DoH bypasses DNS blocking pretty cheaply. DNSSEC would detect it and stop but doesn't bypass it. Tor bypasses it but at considerable cost.

The (eventually indefinitely delayed) UK government plans to institute mandatory censorship of the Internet relied on DNS blocking as their backstop. The idea was if anybody anywhere in the world didn't voluntarily agree to obey censorship rules, they'd be blocked in the UK. The government would just accept that some proportion of users would install Tor to bypass that restriction. DoH means "some proportion of users" potentially becomes "everybody with a modern browser" and that was not palatable.

fullstop · on May 14, 2020

DPI is available on inexpensive routers now and has been an option on Cisco/Fortigate/Palo Alto/Ubiquiti gear for ages. I have no doubt that it is heavily used at most IPSs.

brenden2 · on May 14, 2020

There's a big different between the data being available vs. being put to use. ISPs have no incentive to put a bunch of effort into collecting data from the 1% or less of their customers which don't use their DNS servers. Thus, it's extremely unlikely they run packet inspection on every packet just so that they can collect browsing history from people who are privacy conscious.

34679 · on May 14, 2020

I'm curious about a case like duckduckgo, which uses https, but puts your search term in the url.

brenden2 · on May 14, 2020

The path and query string are only transmitted over TLS, so it should be fine so long as you never use HTTP without TLS.

tialaramex · on May 14, 2020

Indeed, let's break it down:

The scheme (https) is implied but isn't transmitted anywhere. An adversary can infer you used HTTPS because it was port 443 and looks like TLS traffic.

The hostname (www.duckduckgo.com) is somewhat implied by the destination IP address on the connection, and is also transmitted in the clear as part of TLS Server Name Indication so that the receiving server knows which service you wanted. In TLS 1.2 and earlier the site's certificate is also transmitted in the clear (but this is fixed in TLS 1.3). Encrypting SNI is a work-in-progress.

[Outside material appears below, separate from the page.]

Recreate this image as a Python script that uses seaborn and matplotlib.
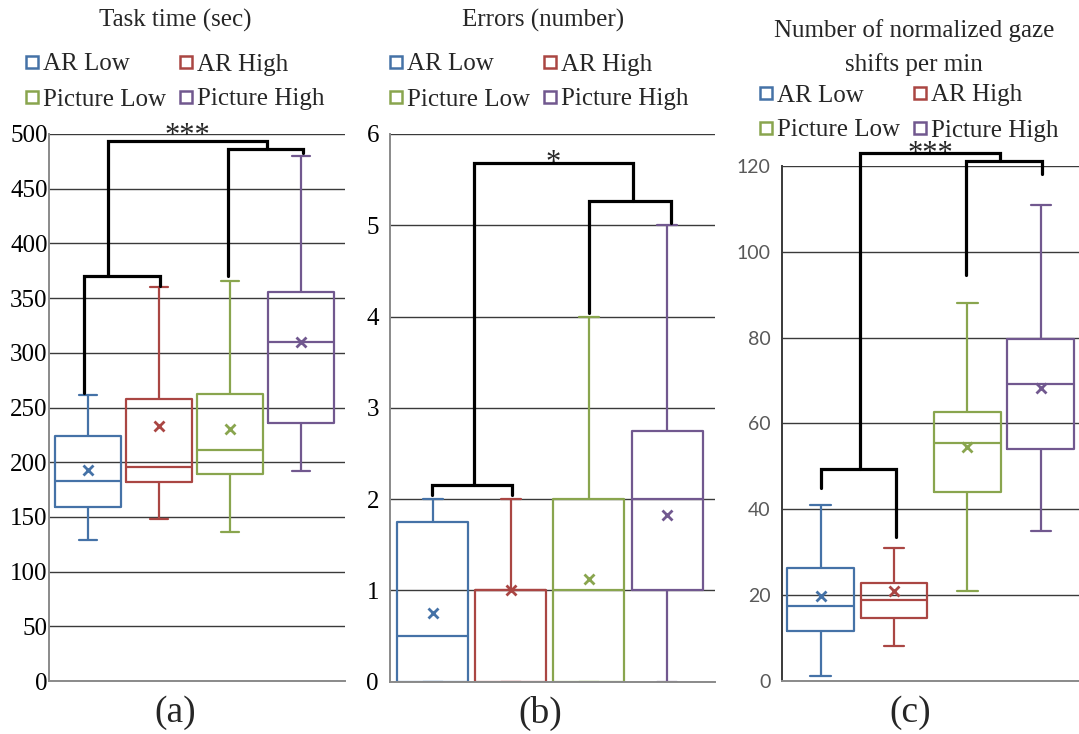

The path and query string are encrypted. An adversary can't discover what they are, nor can they tamper with them successfully. The total overall amount of data sent is not hidden, but clients can (though most do not) add padding to hide exactly how much of this was "real".

The fragment identifier (#foo) is not transmitted anywhere it remains only on the client (web browser).

Headers, body and so on of both request and response are encrypted, and the same caveat about an adversary knowing how much data was transmitted and when applies.

kortex · on May 14, 2020

This is a really good summary! A few months back I was hunting for an answer as to whether url/query parameters were encrypted with HTTPS. The answer space was strangely sparse for something so critical.

tialaramex · on May 14, 2020

The answer is obvious† to somebody who knows how it works, so it's probably in a category of questions where there's not a lot of overlap between people who might ask and people who might be in a position to answer.

I remember when I answered a Stack Overflow question about how Domain Validation for certificates in the Web PKI work thinking that just a year or two earlier the answer would be hazy and probably get marked unsatisfactory even though it was true - because it was so vague and few people would be in a position to confirm it. As it happened they'd asked after the Ten Blessed Methods were formally required and so those are the answer, written down in black and white in a document I could offer as a reference for anyone to look at.

† The hostname part is less obvious than the rest it's fair to say because HTTP's Host header is just a header and thus encrypted, and you need extra insight to realise SNI needs to exist.

kyuudou · on May 14, 2020

None of it really matters though if the certificate authorities are compromised.

tialaramex · on May 15, 2020

How so?

If a CA is compromised (which was very rare, even under historically more lax oversight than today) the bad guys would need to issue themselves a cert from this compromised CA, get it logged, and then from an on-path position use the certificate to MITM you and capture your URL which presumably they wanted very badly as this seems like a really expensive approach.

The CA does not have the ability to decrypt eavesdropped HTTPS traffic for example.

anticensor · on May 14, 2020

Come here to Turkey, we have very sophisticated multilevel tracking and censorship infrastructure (deployed but not used in full potential).